I’ve been pretty busy lately. It’s quite an undertaking birthing an online community – I had no idea what I was in for. Plus, I have two children, a husband, Emmi Interiors’ clients, a house, etc., etc., to manage as well. I’ve been working seven days a week, all day long, for too many weeks now. So, yesterday, at the insistence of my husband, I took the day off. I guess it was the crying that inspired him, but he let me know in no uncertain terms that I was running myself into the ground and needed to stop.
If passing out at 11:30 p.m. isn’t rest, what is? I decided to start with breakfast, which I ate while listening to music and doing Sudoku. Obviously, I was out of “take time to smell the flowers” practice, because I was still multitasking. Later I meditated, or tried to, while unnerving thoughts about what I should have been doing kept going through my mind. I compromised by puttering around, doing small inane tasks that satisfied my need to do something, but took no real energy. By the time I got to yoga, I did better with focusing on the moment.

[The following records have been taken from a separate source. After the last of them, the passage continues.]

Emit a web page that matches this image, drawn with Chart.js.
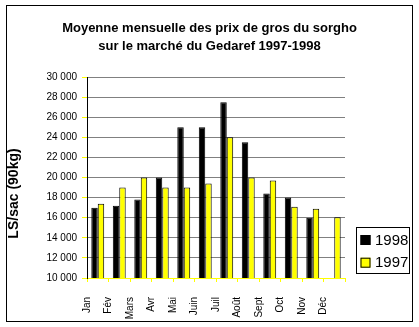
<!DOCTYPE html>
<html>
<head>
<meta charset="utf-8">
<script src="https://cdn.jsdelivr.net/npm/chart.js@4/dist/chart.umd.min.js"></script>
<style>
    html, body { margin: 0; padding: 0; background: #fff; }
    #cadre {
        position: absolute;
        left: 6px;
        top: 5px;
        width: 407px;
        height: 317px;
        box-sizing: border-box;
        border: 1px solid #000;
    }
    #cadre canvas { display: block; }
</style>
</head>
<body>
<div id="cadre"><canvas id="prixSorgho" width="405" height="315"></canvas></div>
<script>
// Mois et prix moyens (LS par sac de 90 kg)
const mois = ['Jan', 'Fév', 'Mars', 'Avr', 'Mai', 'Juin', 'Juil', 'Août', 'Sept', 'Oct', 'Nov', 'Déc'];
const prix1998 = [17000, 17200, 17800, 20000, 25000, 25000, 27500, 23500, 18400, 18000, 16000, null];
const prix1997 = [17400, 19000, 20000, 19000, 19000, 19400, 24000, 20000, 19700, 17100, 16900, 16050];
const annees = ['1998', '1997'];
const titre = ['Moyenne mensuelle des prix de gros du sorgho', 'sur le marché du Gedaref 1997-1998'];
const titreAxeY = 'LS/sac (90kg)';

const POLICE = '"Liberation Sans", Arial, sans-serif';
Chart.defaults.font.family = POLICE;
Chart.defaults.color = '#000';

// "30 000" style thousands
function formatMilliers(v) {
    return String(v).replace(/\B(?=(\d{3})+(?!\d))/g, ' ');
}

// Vertical axis title, drawn a bit below the plot centre
const titreY = {
    id: 'titreY',
    afterDraw(chart) {
        const ctx = chart.ctx;
        const a = chart.chartArea;
        ctx.save();
        ctx.translate(7, (a.top + a.bottom) / 2 + 16);
        ctx.rotate(-Math.PI / 2);
        ctx.font = 'bold 14px ' + POLICE;
        ctx.fillStyle = '#000';
        ctx.textAlign = 'center';
        ctx.textBaseline = 'middle';
        ctx.fillText(titreAxeY, 0, 0);
        ctx.restore();
    }
};

// Boxed legend to the right of the plot
const legendeEncadree = {
    id: 'legendeEncadree',
    afterDraw(chart) {
        const ctx = chart.ctx;
        const a = chart.chartArea;
        const x = a.right + 11;
        const y = a.bottom - 51;
        ctx.save();
        ctx.fillStyle = '#fff';
        ctx.fillRect(x, y, 53, 46);
        ctx.strokeStyle = '#000';
        ctx.lineWidth = 1;
        ctx.strokeRect(x + 0.5, y + 0.5, 53, 46);
        ctx.font = '15px ' + POLICE;
        ctx.textBaseline = 'middle';
        chart.data.datasets.forEach((ds, i) => {
            const sy = y + 8 + i * 22.7;
            ctx.fillStyle = ds.backgroundColor;
            ctx.fillRect(x + 4.5, sy, 10, 10);
            ctx.strokeStyle = '#000';
            ctx.strokeRect(x + 5, sy + 0.5, 9, 9);
            ctx.fillStyle = '#000';
            ctx.fillText(ds.label, x + 19, sy + 5.5);
        });
        ctx.restore();
    }
};

const ctx = document.getElementById('prixSorgho').getContext('2d');
new Chart(ctx, {
    type: 'bar',
    data: {
        labels: mois,
        datasets: [{
            label: annees[0],
            data: prix1998,
            backgroundColor: '#000000',
            borderColor: '#000000',
            borderWidth: 1
        }, {
            label: annees[1],
            data: prix1997,
            backgroundColor: '#ffff00',
            borderColor: '#000000',
            borderWidth: 1
        }]
    },
    options: {
        responsive: false,
        animation: false,
        events: [],
        datasets: {
            bar: { categoryPercentage: 0.6, barPercentage: 1 }
        },
        plugins: {
            legend: { display: false },
            tooltip: { enabled: false },
            title: {
                display: true,
                text: titre,
                color: '#000',
                font: { size: 13, weight: 'bold', lineHeight: 18 / 13 },
                padding: { top: 13, bottom: 22 }
            }
        },
        scales: {
            x: {
                offset: true,
                afterFit(scale) { scale.height = 43; },
                grid: {
                    offset: true,
                    drawOnChartArea: false,
                    drawTicks: true,
                    tickLength: 4,
                    tickColor: '#ffff00',
                    color: '#ffff00'
                },
                border: { color: '#ffff00', width: 1 },
                ticks: {
                    autoSkip: false,
                    minRotation: 90,
                    maxRotation: 90,
                    labelOffset: -11,
                    padding: 15,
                    font: { size: 10 }
                }
            },
            y: {
                min: 10000,
                max: 30000,
                afterFit(scale) { scale.width = 80; },
                grid: {
                    color: '#808080',
                    tickColor: '#ffff00',
                    tickLength: 5
                },
                border: { color: '#000', width: 1 },
                ticks: {
                    stepSize: 2000,
                    padding: 5,
                    font: { size: 10 },
                    callback: (v) => formatMilliers(v)
                }
            },
            // empty right-hand axis: keeps room for the legend box
            marge: {
                position: 'right',
                afterFit(scale) { scale.width = 67; },
                grid: { display: false },
                border: { display: false },
                ticks: { display: false }
            }
        }
    },
    plugins: [titreY, legendeEncadree]
});
</script>
</body>
</html>
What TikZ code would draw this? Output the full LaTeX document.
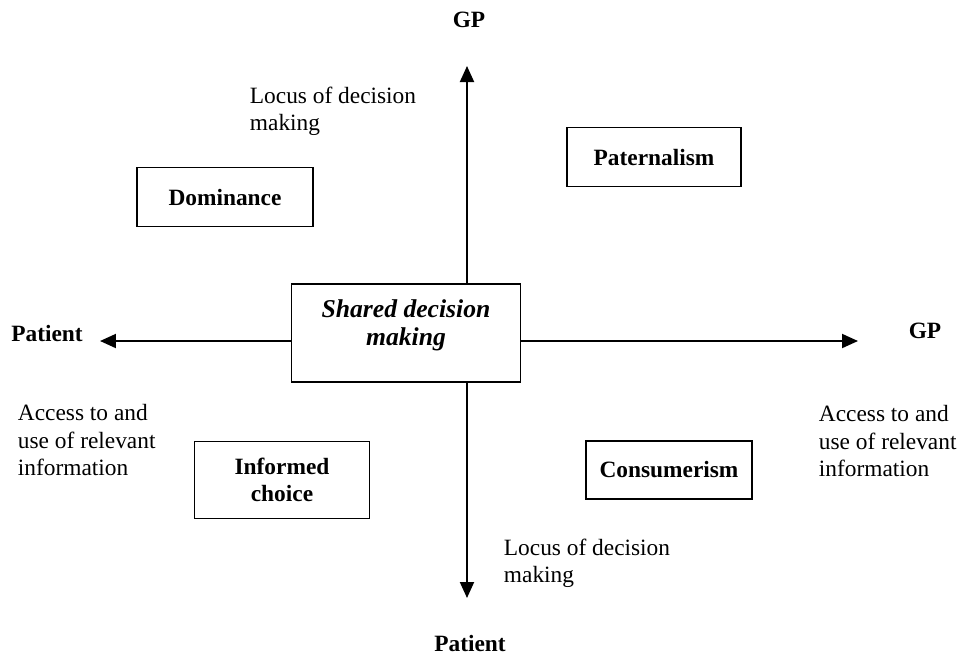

Finally, I was able to curl up on my bed and watch television. Maybe it was my love of Kyra Sedgwick and “The Closer” that calmed me, but it was very relaxing nonetheless. Whenever I thought about work, I reminded myself that work was for tomorrow. I remembered that during my treatment days I needed to do the same thing – stop myself from continuously focusing on cancer. I would really be with my children, watch something that made me laugh, be with friends – anything for a few seconds of relief from cancer. We cannot sustain work or worry 24/7. We need to find ways to rest, recharge and rebuild. We all have different ways of attaining rest; let me know what works for you. I’m sure I would learn a lot.